As a summary, the proposed DANN architecture obtains on average 67.45% target accuracy, which is a 37.80% increase on average than the CNN architecture.

5 Conclusions

This work focuses on the study of the use of DA techniques in the context of musical manuscripts recognition. These techniques dictate that a domain invariance must exist during training so classification decisions can be made based on features that are both discriminative for labels, yet invariant to the change of domains. We implemented an existing DANN architecture, as one of the parts it is comprised of, the domain classifier, includes a gradient reversal layer that will, during back-propagation, ensure these domain invariant features to emerge.
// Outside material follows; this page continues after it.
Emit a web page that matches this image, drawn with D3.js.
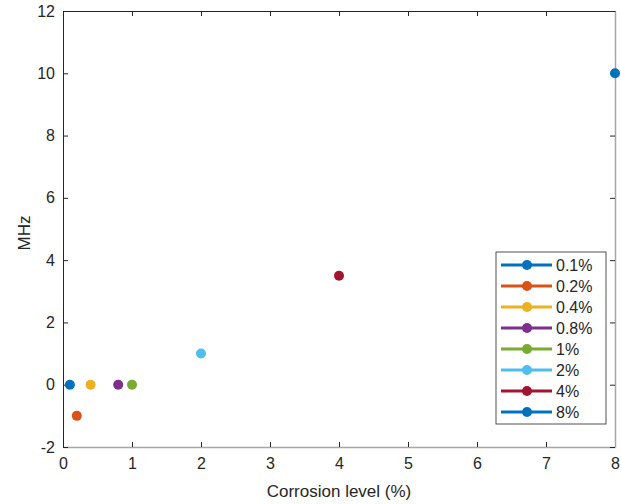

The evaluation of the DANN architecture is carried out by firstly studying how different values of training parameters can affect the general tendency, and then studying the average target domain accuracies using permutations for the five used manuscripts. The parameters evaluated are the training batch size, the gradient reversal layer \(\lambda \), and the learning rates for both label and domain classifiers.

The classification performance obtained by the proposed architecture for the target domain generally outperforms a CNN approach, as our implementation results in an average of 67.45%, an increase of 37.80% from the CNN’s 29.66%. It should be kept in mind that these classification results (of almost 70% on average), are obtained without using any label from target domain; that is, only adapting the knowledge learned from the source domain. It is also worthwhile mentioning the result obtained for the adaptation between typewritten and handwritten domains, reaching in some cases a 66% of accuracy, 61% better than with a CNN.

Future work includes experiments to improve these results with a greater amount of datasets and domains, increasing the number of labels considered. We also intend to evaluate different strategies combining this approach with semi-supervised and incremental methods. Additionally, we would like to extend this research to work with the direct detection of the music symbols in the images [9], instead of assuming a previous segmentation.